Transport of Multicomponent Hydrocarbon Mixtures in Shale Organic Matter by Molecular Simulations

J Collell and G Galliero and R Vermorel and P Ungerer and M Yiannourakou and F Montel and M Pujol, JOURNAL OF PHYSICAL CHEMISTRY C, 119, 22587-22595 (2015).

DOI: 10.1021/acs.jpcc.5b07242

During the past decade, gas recovered from shale reservoirs has jumped from 2 to 40% of natural gas production in the United States. However, in response to the drop of gas prices, the oil and gas industry has set its sights on the oil-prone shale plays, potentially more lucrative.

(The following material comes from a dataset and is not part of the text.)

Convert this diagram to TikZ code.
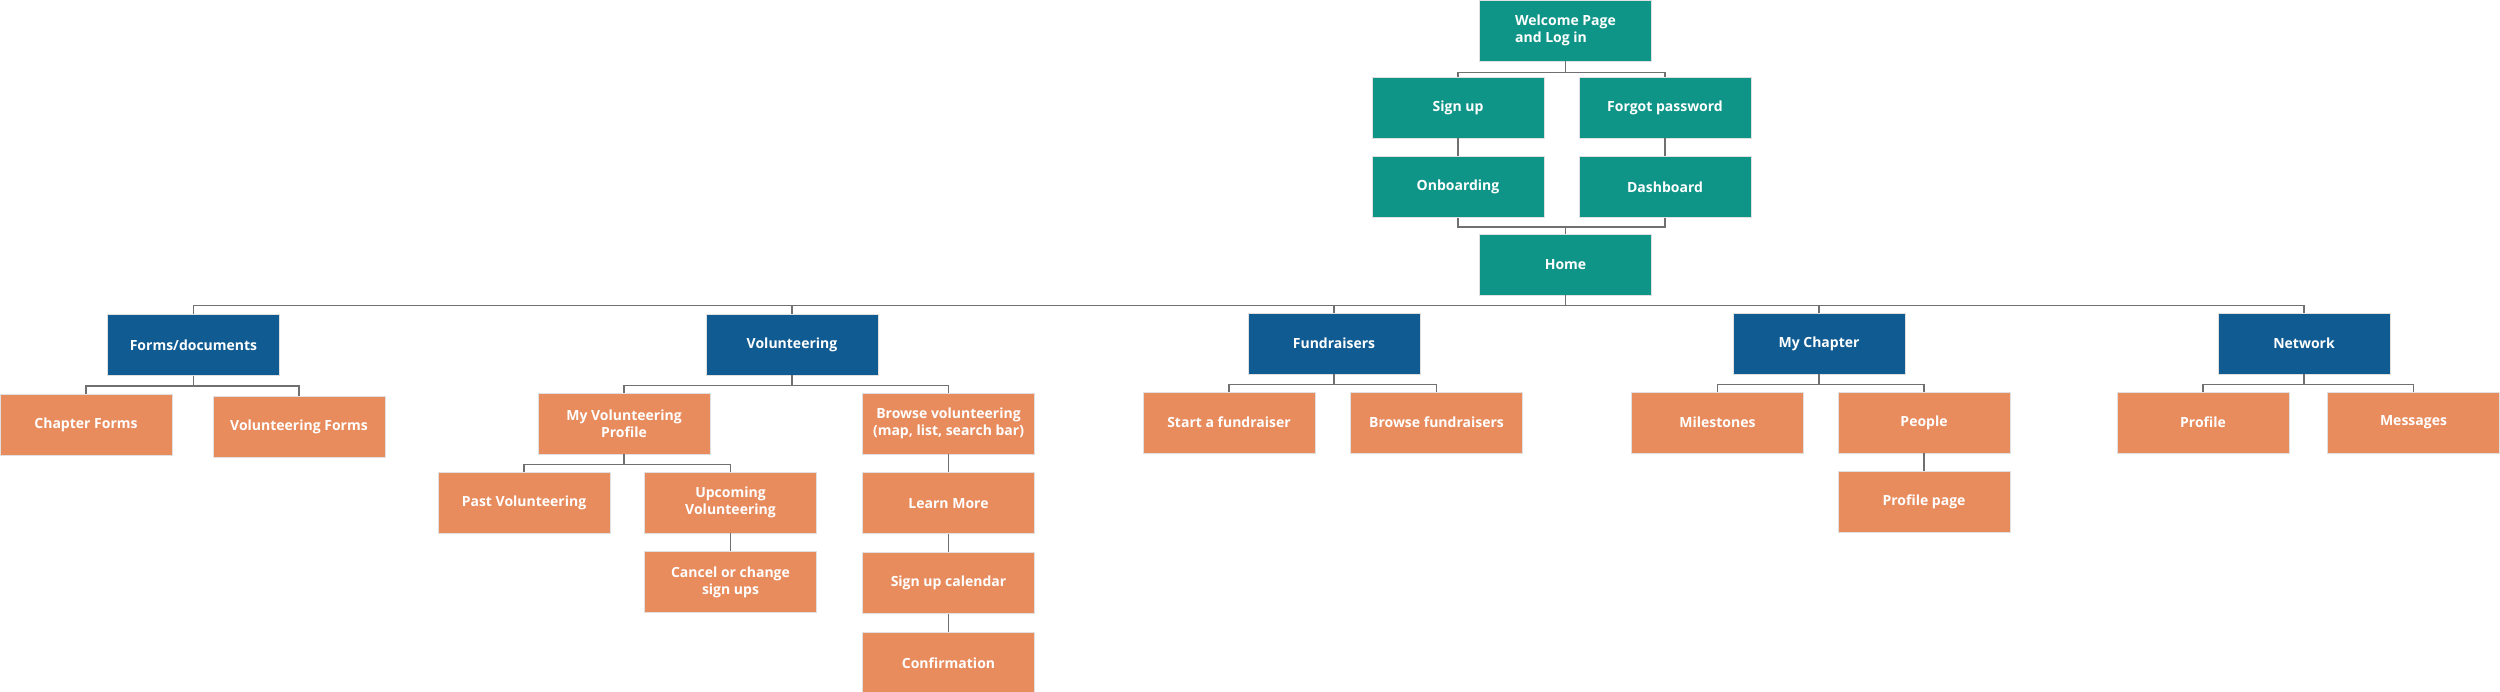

This shift from dry to condensate-rich gas has raised the need for a better understanding of the transport of hydrocarbon mixtures through organic-rich shale reservoirs. At the micrometer scale, hydrocarbons in shales are mostly located in amorphous microporous nodules of organic matter, the so-called kerogen, dispersed in an heterogeneous mineral matrix. In such multiscale materials, a wide range of physical mechanisms might affect the composition of the recovered hydrocarbon mixtures. More specifically, kerogen nodules are likely to act as selective barriers due to their amorphous microporous structure. In this work, we study the transport of hydrocarbon mixtures through kerogen by means of molecular simulations. We performed molecular dynamics simulations of hydrocarbons permeating through a molecular model representative of oil-prone type II kerogen. Our results show that the permeation mechanisms through this type of material is purely diffusive. Consequently, we have computed the Onsager's species-specific transport coefficients of a typical condensate-rich gas mixture within kerogen. Interestingly, we have observed that the transport coefficients matrix can be reasonably approximated by its diagonal terms, the so-called Onsager's autocorrelation coefficients. Inspired by the classical Rouse model of polymer dynamics and surface diffusion theory, we propose a simple scaling law to predict the transport coefficient of linear alkanes in the mixture. In good agreement with our simulations results, the Onsager's autocorrelation coefficients scale linearly with the adsorption loading and inversely with the alkane chain length. We believe our results and predictions are applicable to other materials, such as carbon-based synthetic microporous membranes, with structural properties close to that of kerogen.